Wendy Carlos, born as Walter Carlos in Rhode Island, 1939, was a musically premature girl. At the age of six she had already began taking piano lessons and, at the tender age of ten, she had already composed her first musical score. Before she turned eighteen, Wendy had designed her own non-tempered keyboard. Music and technology came together in the young girl’s curiosity. Between 1958 and 1962 she would permanently fuse her two vocations together by beginning her studies in Music and Physics at Brown University.

But it was in 1964 that Wendy met the person who would change the course of her musical research. During the AES (Audio Engineering Society) Wendy met Robert Moog, who at the time was launching his first tension-controlled modular synth. Moog and Carlos immediately became close friends.

Carlos’ experiments with the new synths soon resulted in improvements on them, which allowed Moog to implement new utilities and perfect some of their mechanisms.

After a stint in Gotham Studios, where she carried out some advertising tasks, Wendy met Rachel Elkind, a young jazz and musical comedy singer with a knack for production. When she heard Wendy’s Bach composition, recorded with the sole use of the Moog synth, Elkind had a hunch that it could be well received by the audience. Soon Elkind and Carlos got to work. They selected a repertoire by the baroque master and began their creation process.

Wendy chose harmonious music when the general trend was serialism, characterized by atonal music. Her intent was to step away from experimental music and use the new technology to reach the greatest number of people possible. Technological avant-garde and musical tradition were fused in a project that, despite its commercial success, was attacked on both fronts. On the one side were the classicists, who had accused her of having trivialized the German genius’ music; and on the other, those who were interested in new electronic sounds, reproached her use of a new means to reproduce music from the past.

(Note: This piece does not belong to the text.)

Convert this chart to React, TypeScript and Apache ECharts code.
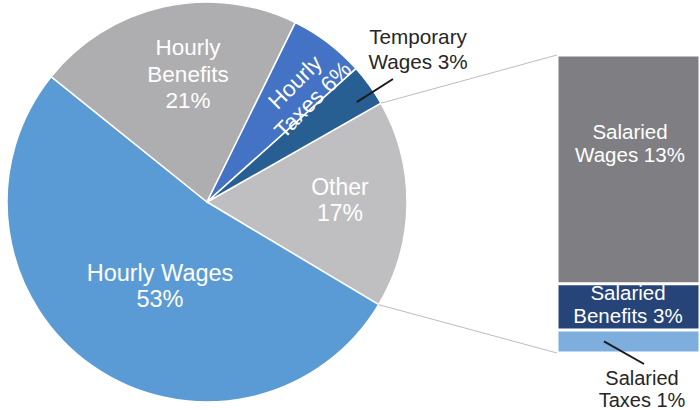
import React, { useEffect, useRef } from 'react';
import * as echarts from 'echarts';

// ---- data ----
const pieNames = ['Other', 'Hourly Wages', 'Hourly Benefits', 'Hourly Taxes', 'Temporary Wages'];
const pieValues = [16.8, 52.2, 21.5, 6.1, 3.4];
const pieShown = ['17%', '53%', '21%', '6%', '3%'];

const barNames = ['Salaried Taxes', 'Salaried Benefits', 'Salaried Wages'];
const barValues = [1.3, 2.6, 12.9];
const barShown = ['1%', '3%', '13%'];

// ---- styles / layout ----
const pieColors: Record<string, string> = {
  'Other': '#BFBFC2',
  'Hourly Wages': '#5B9BD5',
  'Hourly Benefits': '#AEAEB1',
  'Hourly Taxes': '#4472C4',
  'Temporary Wages': '#285F92',
};
const barColors: Record<string, string> = {
  'Salaried Taxes': '#7DAEDE',
  'Salaried Benefits': '#264478',
  'Salaried Wages': '#7F7F83',
};

const W = 700, H = 410;
const CX = 207, CY = 202, R = 200, START = 29.6;
const GRID_LEFT = 557, GRID_TOP = 55, GRID_BOTTOM = 57;
const FONT = '"Liberation Sans", Arial, sans-serif';

// label placement (text block centres); breakAt: word index where the line breaks ('all' = every word)
const pieLabelPos: Record<string, any> = {
  'Hourly Wages': { x: 160, y: 286, size: 23.5, lh: 26.5, color: '#fff', breakAt: 2 },
  'Hourly Benefits': { x: 188, y: 74, size: 22.5, lh: 26.5, color: '#fff', breakAt: 'all' },
  'Other': { x: 340, y: 200, size: 23, lh: 26, color: '#fff', breakAt: 1 },
  'Hourly Taxes': { x: 304, y: 91, size: 22.5, lh: 25, color: '#fff', rot: 45, breakAt: 1 },
  'Temporary Wages': { x: 418, y: 49, size: 20.7, lh: 25.7, color: '#262626', breakAt: 1 },
};
const barLabelPos: Record<string, any> = {
  'Salaried Wages': { x: 630, y: 143, size: 20.5, lh: 22.5, color: '#fff', breakAt: 1 },
  'Salaried Benefits': { x: 628, y: 304, size: 20.5, lh: 22.5, color: '#fff', breakAt: 1 },
  'Salaried Taxes': { x: 642, y: 389, size: 20, lh: 22.5, color: '#262626', breakAt: 1 },
};

function labelText(name: string, pct: string, breakAt: number | string): string {
  const words = name.split(' ');
  if (breakAt === 'all') return [...words, pct].join('\n');
  const b = breakAt as number;
  const first = words.slice(0, b).join(' ');
  const rest = [...words.slice(b), pct].join(' ');
  return first + '\n' + rest;
}

export default function App() {
  const ref = useRef<HTMLDivElement>(null);
  useEffect(() => {
    if (!ref.current) return;
    const chart = echarts.init(ref.current, undefined, { renderer: 'svg' });

    const total = pieValues.reduce((a, b) => a + b, 0);
    const rad = (d: number) => (d * Math.PI) / 180;
    const pt = (ang: number, r: number) => [CX + r * Math.cos(rad(ang)), CY - r * Math.sin(rad(ang))];

    const angles: Record<string, [number, number]> = {};
    let a = START;
    pieNames.forEach((n, i) => {
      const span = (pieValues[i] / total) * 360;
      angles[n] = [a, a - span];
      a -= span;
    });

    const [oA0, oA1] = angles['Other'];
    const pTop = pt(oA0, R);
    const pBot = pt(oA1, R);
    const barTop = GRID_TOP;
    const barBottom = H - GRID_BOTTOM;

    const graphics: any[] = [];
    graphics.push({ type: 'line', z: 50, shape: { x1: pTop[0], y1: pTop[1], x2: GRID_LEFT, y2: barTop }, style: { stroke: '#BDBDBD', lineWidth: 1 } });
    graphics.push({ type: 'line', z: 50, shape: { x1: pBot[0], y1: pBot[1], x2: GRID_LEFT, y2: barBottom }, style: { stroke: '#BDBDBD', lineWidth: 1 } });

    const [tA0, tA1] = angles['Temporary Wages'];
    const tMid = (tA0 + tA1) / 2;
    const tStart = pt(tMid - 2, 180);
    graphics.push({ type: 'line', z: 60, shape: { x1: tStart[0], y1: tStart[1], x2: 393, y2: 79 }, style: { stroke: '#1a1a1a', lineWidth: 2 } });

    const barH = barBottom - barTop;
    const barTotal = barValues.reduce((s, v) => s + v, 0);
    const taxMidY = barBottom - (barValues[0] / barTotal) * barH / 2;
    graphics.push({ type: 'line', z: 60, shape: { x1: 604, y1: taxMidY, x2: 644, y2: 364 }, style: { stroke: '#1a1a1a', lineWidth: 2 } });

    pieNames.forEach((n, i) => {
      const p = pieLabelPos[n];
      graphics.push({
        type: 'text', z: 100, x: p.x, y: p.y,
        rotation: p.rot ? rad(p.rot) : 0,
        style: {
          text: labelText(n, pieShown[i], p.breakAt),
          fill: p.color, fontSize: p.size, fontFamily: FONT,
          align: 'center', verticalAlign: 'middle', lineHeight: p.lh,
        },
      });
    });
    barNames.forEach((n, i) => {
      const p = barLabelPos[n];
      graphics.push({
        type: 'text', z: 100, x: p.x, y: p.y,
        style: {
          text: labelText(n, barShown[i], p.breakAt),
          fill: p.color, fontSize: p.size, fontFamily: FONT,
          align: 'center', verticalAlign: 'middle', lineHeight: p.lh,
        },
      });
    });

    chart.setOption({
      animation: false,
      grid: { left: GRID_LEFT, right: -20, top: GRID_TOP, bottom: GRID_BOTTOM, containLabel: false },
      xAxis: { type: 'category', data: ['Other'], show: false },
      yAxis: { type: 'value', min: 0, max: barTotal, show: false },
      series: [
        {
          type: 'pie',
          center: [CX, CY],
          radius: [0, R],
          startAngle: START,
          clockwise: true,
          label: { show: false },
          labelLine: { show: false },
          emphasis: { disabled: true },
          itemStyle: { borderColor: '#fff', borderWidth: 1.5 },
          data: pieNames.map((n, i) => ({ name: n, value: pieValues[i], itemStyle: { color: pieColors[n] } })),
        },
        ...barNames.map((n, i) => ({
          type: 'bar',
          name: n,
          stack: 'other',
          barWidth: '100%',
          data: [barValues[i]],
          itemStyle: { color: barColors[n], borderColor: '#fff', borderWidth: 1.5 },
          label: { show: false },
          emphasis: { disabled: true },
        })),
      ],
      graphic: graphics,
    });

    return () => chart.dispose();
  }, []);

  return (
    <div
      ref={ref}
      style={{ position: 'fixed', left: 0, top: 0, width: W, height: H, background: '#fff' }}
    />
  );
}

Nevertheless, Switched on Bach immediately became the most transcendental album in the history of electronic music. Because of it, the sound of synths was able to leave the ghetto of labs and break the barrier that separated it from a wider audience. Bach was resuscitating through unheard sounds as a result of an arduous effort to tear from the still rudimentary analogical synths the shine of his counterpoint and the spiritual dimension of his compositions. The panorama of music would never be the same.